Pond Slime and Two Little Boys
Sometime during the early fall, our pond waterfall quit gurgling. We traipsed down to see what was going on and discovered that the pump was clogged, burned out, or just plain tired. It had quit moving the water around. We bought a replacement at Tractor Supply and just before it turned cold, we stored it in the barn. I don’t know if it is a man rule or not but it seems that most projects must hibernate in the barn for at least a year before coming to fruition. Or perhaps the man must cogitate on the business at hand for a spell. Either way, we re-found the pump over spring break and installed it in the pond.
Now, we have a nice gush of water being pumped up right behind where the goose lays her eggs every year. The water flows freely and makes the loveliest splash as it works its way down a small “river” of stones back into a small holding pond and then on out into the larger pond.
Dad spent a day or so strategically removing gunk from the little river with a long rake and placing stones in just the right spaces along the river, so that the water would pool in some spaces and overflow in others. Then he raked leaves, trash, and other smelly gunk from the small holding pond to help increase the flow to the larger pond. I helped but I made sure not to touch the nasty stuff coming up from the depths.
Our male goose was less than pleased for us to be in his space. He would hiss and honk if we got to close to his lady and the eggs. He especially did not want the guineas exploring “his” space. He would hiss and stretch out his long neck. The guineas would laugh and screech right back at him. He had to make a choice. Leave the safety of the pond to chase the guineas or let the ducks sneak in the backside and begin to swim around – using his water! What a conundrum. All the while the mother goose regally sat on her eggs and never made a noise.
On Sunday – the last day of spring break – we were all down by the pond. The boys were floating their Lego boats down the small river and catching them right before they fell into the small holding pond. They were right where boys needed to be on a sunny Easter Sunday. We were swinging back and forth on the dock while the teen was sunning on a rock. We could hear noise coming from down below but mostly we heard laughter and screaming when a boat got loose.
Between dad’s snores, I heard one say to the other, “You know if these rocks weren’t in the way, the boats would go faster.”
I poked dad to wake him up. No reaction.
I heard the definite clunk of a large rock being chunked into water. Then they raced over and got the rakes. I heard whispered conversation and some giggles.
I hollered, “Hey, what are you guys doing?”
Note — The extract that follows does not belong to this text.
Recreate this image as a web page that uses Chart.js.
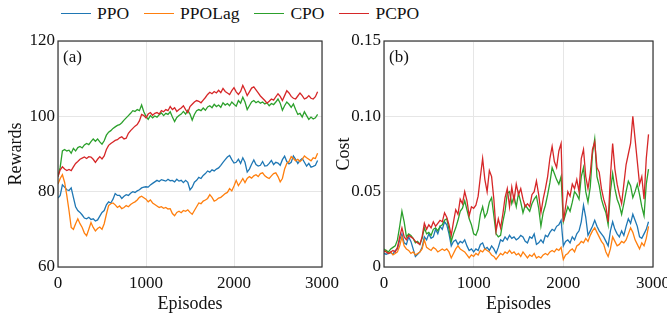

Silence. I hollered again, “Hey, guys, what’s going on?”
“Uhhh… nothing mom. Just moving some things around to get to a boat.”
I decided to check. When I got to the river-side of the pond I saw my youngest on his belly – in his new clothes – with both hands in the water pulling out gunk as fast as he could. He held up smelly, slimy, leafy stuff in both hands and said, “Don’t worry mom, I am making the river faster.”
“You guys aren’t moving the rocks that dad put in to dam it up are you?”
Silence. “Uhhh…no, they are still in there, just in different places.”
I nodded and returned to my side of the pond and hoped that the youngest didn’t get some strange disease from the smelly ick he was raking out of the “river.”
As I sat back down, I decided that that two smelly boys was well worth the extra laundry soap or any amount of worry about a strange disease.
Now, Dad … Well, dad might have different feelings when he sees his week’s work sailing down the river!